# co2 with low light



## fz1ben (28 Jan 2015)

Hi guys

After a recent bad experience(gassing some prized fish) I was going to change my tank back to low tech but I've been thinking today and I'd like some advice and help please

my tank is a pretty standard 125l rectangle and I was going to set it up low light( a single tmc grobeam 600 ) I have spare about 6 inchs above the surface. Am I right thinking this is low light? 

I was going to use easy lowtech plants some crypts, hygro polysperma and echinodorus tenellus. will adding co2 in small amounts say only 1 bps be of benefit or will this cause algae?

I'm thinking that with small amounts of co2 and low light I could cut back on ferts and drop the flow a touch please correct me if I'm wrong.

I'm not after fast growth at all but would like an easy"ish" tank to look after with healthy plants and fish

thanks for taking the time to read this 
cheers.ben


----------



## ian_m (28 Jan 2015)

fz1ben said:


> 1 bps be of benefit or will this cause algae?


bps isn't really a measurement as a bubble for your tank is not the same size as mine. Also I might have better CO2 dissolving solution than you. I might have leaks and you not etc etc. However I have 1-2bps in 180l and get yellow drop checker and fish fine, so you might be OK.

The only way to determine if you are low CO2 is by pH drop or drop checker. A pH drop of 0.5 will give 8ppm CO2, my reading of this chart on this page.
http://tropica.com/en/guide/make-your-aquarium-a-success/fertiliser-and-co2/

Algae is not caused by CO2, but by either too much light (for the CO2 & ferts level you have) or fluctuating varying CO2.

The Grobeams are very powerful lights, so you would have to wind it right down to make your tank low tech.
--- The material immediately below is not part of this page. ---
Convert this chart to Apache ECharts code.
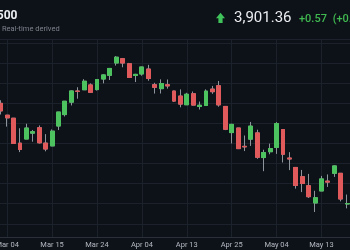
<!DOCTYPE html>
<html><head><meta charset="utf-8">
<script src="https://cdn.jsdelivr.net/npm/echarts@6/dist/echarts.min.js"></script>
<style>
html,body{margin:0;padding:0;background:#0d1118;overflow:hidden;width:350px;height:250px}
#c{position:absolute;left:-60px;top:0;width:470px;height:250px}
</style></head>
<body><div id="c"></div>
<script>
// S&P 500 daily, 2022
const dates = ['Mar 01','Mar 02','Mar 03','Mar 04','Mar 07','Mar 08','Mar 09','Mar 10','Mar 11','Mar 14','Mar 15','Mar 16','Mar 17','Mar 18','Mar 21','Mar 22','Mar 23','Mar 24','Mar 25','Mar 28','Mar 29','Mar 30','Mar 31',
'Apr 01','Apr 04','Apr 05','Apr 06','Apr 07','Apr 08','Apr 11','Apr 12','Apr 13','Apr 14','Apr 18','Apr 19','Apr 20','Apr 21','Apr 22','Apr 25','Apr 26','Apr 27','Apr 28','Apr 29',
'May 02','May 03','May 04','May 05','May 06','May 09','May 10','May 11','May 12','May 13','May 16','May 17','May 18','May 19','May 20'];
const opens  = [4363.14,4322.56,4401.31,4342.12,4327.01,4202.66,4223.10,4252.55,4279.50,4202.75,4188.82,4288.14,4345.11,4407.34,4462.40,4469.10,4493.10,4469.98,4522.66,4541.09,4602.86,4624.20,4599.02,
4540.32,4547.97,4572.45,4494.17,4474.65,4494.15,4462.64,4437.59,4394.30,4449.12,4385.63,4390.63,4472.26,4489.17,4385.83,4255.34,4278.14,4186.52,4222.58,4253.75,
4130.61,4159.78,4181.18,4270.43,4128.17,4081.27,4035.18,3990.08,3903.95,3963.90,4013.02,4052.00,4051.98,3899.00,3927.76];
const highs  = [4378.45,4401.48,4416.78,4342.12,4327.01,4276.94,4299.40,4268.28,4291.01,4247.57,4271.05,4357.86,4412.67,4465.40,4481.75,4522.00,4501.07,4520.58,4546.03,4575.65,4637.30,4627.77,4603.07,
4548.70,4583.50,4593.45,4503.94,4521.16,4520.41,4464.35,4471.00,4453.92,4460.46,4410.31,4471.03,4488.29,4512.94,4385.83,4299.02,4278.14,4240.71,4308.45,4269.68,
4169.81,4200.10,4307.66,4270.43,4157.69,4081.27,4068.82,4049.09,3964.80,4038.88,4046.46,4090.72,4051.98,3945.96,3943.42];
const lows   = [4279.54,4322.56,4345.56,4284.98,4199.85,4157.87,4223.10,4209.80,4200.49,4161.72,4187.90,4267.92,4335.65,4390.57,4424.30,4469.10,4455.81,4465.17,4501.07,4517.69,4589.66,4581.32,4530.41,
4507.57,4539.21,4514.17,4450.04,4450.30,4474.60,4408.38,4381.34,4392.70,4390.77,4370.30,4390.63,4448.76,4384.47,4267.62,4200.82,4175.04,4162.90,4188.63,4124.28,
4062.51,4147.08,4148.91,4106.01,4067.91,3975.48,3958.17,3928.82,3858.87,3963.90,3983.99,4033.93,3911.91,3876.93,3810.32];
const closes = [4306.26,4386.54,4363.49,4328.87,4201.09,4170.70,4277.88,4259.52,4204.31,4173.11,4262.45,4357.86,4411.67,4463.12,4461.18,4511.61,4456.24,4520.16,4543.06,4575.52,4631.60,4602.45,4530.41,
4545.86,4582.64,4525.12,4481.15,4500.21,4488.28,4412.53,4397.45,4446.59,4392.59,4391.69,4462.21,4459.45,4393.66,4271.78,4296.12,4175.20,4183.96,4287.50,4131.93,
4155.38,4175.48,4300.17,4146.87,4123.34,3991.24,4001.05,3935.18,3930.08,4023.89,4008.01,4088.85,3923.68,3900.79,3901.36];
const tickLabels = ['Mar 04','Mar 15','Mar 24','Apr 04','Apr 13','Apr 25','May 04','May 13'];
const titleText = 'S&P 500';
const subtitleText = 'Real-time derived';
const lastPrice = '3,901.36';
const changeText = '+0.57';
const changePctText = '(+0.01%)';

const UP = '#4cc35e', DOWN = '#e0595b', WICK = '#8d949c';
const OFF = 60; // page x -> div x

const wickData = dates.map((d, i) => [opens[i], closes[i], lows[i], highs[i]]);
const bodyData = dates.map((d, i) => [opens[i], closes[i], Math.min(opens[i], closes[i]), Math.max(opens[i], closes[i])]);

const chart = echarts.init(document.getElementById('c'), null, {renderer: 'canvas'});
const showTick = (i, v) => tickLabels.indexOf(v) >= 0;
chart.setOption({
  backgroundColor: '#0d1118',
  animation: false,
  grid: {left: OFF - 12.04, right: 470 - (OFF - 12.04) - 365.6, top: 39.5, bottom: 13},
  xAxis: {
    type: 'category', data: dates, boundaryGap: false,
    axisLine: {show: true, onZero: false, lineStyle: {color: '#2a3039', width: 1}},
    axisTick: {show: false, interval: showTick},
    axisLabel: {interval: showTick, color: '#b4bac2', fontSize: 7.5, margin: 4, fontFamily: 'Roboto'},
    splitLine: {show: true, interval: showTick, lineStyle: {color: '#1c222b', width: 1}}
  },
  yAxis: {
    type: 'value', scale: true, min: 3734, max: 4720, splitNumber: 10, position: 'right',
    axisLine: {show: false}, axisTick: {show: false}, axisLabel: {show: false},
    splitLine: {show: true, showMinLine: false, showMaxLine: true, lineStyle: {color: '#1c222b', width: 1}}
  },
  series: [
    {type: 'candlestick', data: wickData, barWidth: 4.4,
     itemStyle: {color: WICK, color0: WICK, borderColor: WICK, borderColor0: WICK, borderColorDoji: WICK, borderWidth: 1}},
    {type: 'candlestick', data: bodyData, barWidth: 4.4,
     itemStyle: {color: UP, color0: DOWN, borderColor: UP, borderColor0: DOWN, borderColorDoji: WICK, borderWidth: 1}}
  ],
  graphic: [
    {type: 'text', x: OFF + 17.5, y: 15.5, style: {text: titleText, fill: '#eceef1', font: 'bold 12px Roboto', align: 'right', verticalAlign: 'middle'}},
    {type: 'text', x: OFF + 2, y: 29.5, style: {text: subtitleText, fill: '#7d838c', font: '7.5px Roboto', align: 'left', verticalAlign: 'middle'}},
    {type: 'polygon', shape: {points: [[OFF+216,18.2],[OFF+220.5,12.8],[OFF+225,18.2],[OFF+222.6,18.2],[OFF+222.6,23],[OFF+218.4,23],[OFF+218.4,18.2]]}, style: {fill: '#3fc35a'}},
    {type: 'text', x: OFF + 234, y: 18, style: {text: lastPrice, fill: '#eceef1', font: '15px Roboto', align: 'left', verticalAlign: 'middle'}},
    {type: 'text', x: OFF + 299, y: 19.3, style: {text: changeText, fill: '#3fb950', font: '500 11px Roboto', align: 'left', verticalAlign: 'middle'}},
    {type: 'text', x: OFF + 332.7, y: 19.3, style: {text: changePctText, fill: '#3fb950', font: '500 11px Roboto', align: 'left', verticalAlign: 'middle'}}
  ]
});
</script></body></html>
The chart below gives PAR values for low light. This issue you have is how to determine the PAR values for your light.


----------



## fz1ben (28 Jan 2015)

thanks for the reply,yeah I understand that bps is different for everyone. So say even if I only had 8-10ppm(say no colour change in drop checker) of co2 it would still be advantage with low light? I'm not sure if measuring ph drop would work as I have hard water with kh around 12dgh.

I wasn't aware the grobeam where that strong..... my other option is the t5s in the standard hood but there really close to the surface and I can't raise them without them looking crap.

 So if I limit lighting I won't need 30 ppm of co2 to keep algae at bay?


----------



## EnderUK (28 Jan 2015)

Its a case of trial and error you wont know what level of CO2 you'll need to keep the light, nutrient, CO2 balanced. Reducing light will mean you don't need the full CO2. Best bet would to crank CO2 to max and lights to minimum then slowly over weeks months crank up the light to the point were issues start. Then lower it down a few notches.


----------



## john dory (28 Jan 2015)

I'm using a single 25w t8,with co2.i'm getting half a point ph drop,which seems to be enough atm.
I use tnc complete once a week after a 33%water change.


----------



## fz1ben (29 Jan 2015)

Did you notice much difference after adding the co2 mate?


----------



## john dory (29 Jan 2015)

tbh,i`m still getting to grips with it all.
i recently installed a full length spray bar across the back,and just last week i upgraded the filter.iv`e had co2 woes..and even now it`s still not quite right.(bubble counter keeps blowing off the needle valve)
however,everthing i`ve planted is growing and is 100% algae free,so if i can just nail the co2,i`m fairly optomistic.


----------